Work instructions -
Write out each line that follows exactly as it stands, without the pictures.

Supplied material -
** Begin **
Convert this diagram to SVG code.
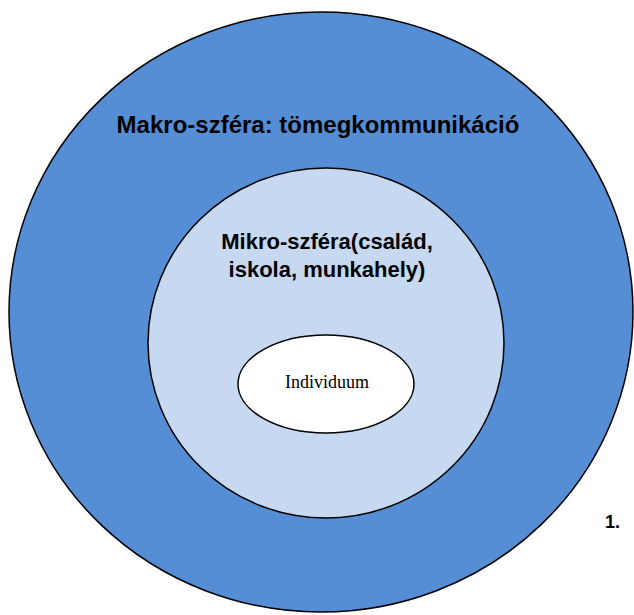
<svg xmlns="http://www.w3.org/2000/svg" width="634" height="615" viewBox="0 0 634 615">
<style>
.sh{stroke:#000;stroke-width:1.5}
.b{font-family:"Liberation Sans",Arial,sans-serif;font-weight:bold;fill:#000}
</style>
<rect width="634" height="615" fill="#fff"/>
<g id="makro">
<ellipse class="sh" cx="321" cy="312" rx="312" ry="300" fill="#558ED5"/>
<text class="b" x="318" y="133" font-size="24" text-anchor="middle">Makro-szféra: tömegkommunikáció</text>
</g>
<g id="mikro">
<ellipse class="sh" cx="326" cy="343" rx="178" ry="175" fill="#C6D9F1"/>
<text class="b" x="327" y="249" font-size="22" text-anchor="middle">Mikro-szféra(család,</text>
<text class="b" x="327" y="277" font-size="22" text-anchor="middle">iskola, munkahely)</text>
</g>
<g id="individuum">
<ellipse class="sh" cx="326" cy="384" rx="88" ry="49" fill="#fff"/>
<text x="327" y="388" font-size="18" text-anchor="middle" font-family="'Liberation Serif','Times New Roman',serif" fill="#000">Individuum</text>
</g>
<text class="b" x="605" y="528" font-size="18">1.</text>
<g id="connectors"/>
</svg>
** End **
Finished exercise -
Convert this diagram to SVG code.
<svg xmlns="http://www.w3.org/2000/svg" width="634" height="615" viewBox="0 0 634 615">
<style>
.sh{stroke:#000;stroke-width:1.5}
.b{font-family:"Liberation Sans",Arial,sans-serif;font-weight:bold;fill:#000}
</style>
<rect width="634" height="615" fill="#fff"/>
<g id="makro">
<ellipse class="sh" cx="321" cy="312" rx="312" ry="300" fill="#558ED5"/>
<text class="b" x="318" y="133" font-size="24" text-anchor="middle">Makro-szféra: tömegkommunikáció</text>
</g>
<g id="mikro">
<ellipse class="sh" cx="326" cy="343" rx="178" ry="175" fill="#C6D9F1"/>
<text class="b" x="327" y="249" font-size="22" text-anchor="middle">Mikro-szféra(család,</text>
<text class="b" x="327" y="277" font-size="22" text-anchor="middle">iskola, munkahely)</text>
</g>
<g id="individuum">
<ellipse class="sh" cx="326" cy="384" rx="88" ry="49" fill="#fff"/>
<text x="327" y="388" font-size="18" text-anchor="middle" font-family="'Liberation Serif','Times New Roman',serif" fill="#000">Individuum</text>
</g>
<text class="b" x="605" y="528" font-size="18">1.</text>
<g id="connectors"/>
</svg>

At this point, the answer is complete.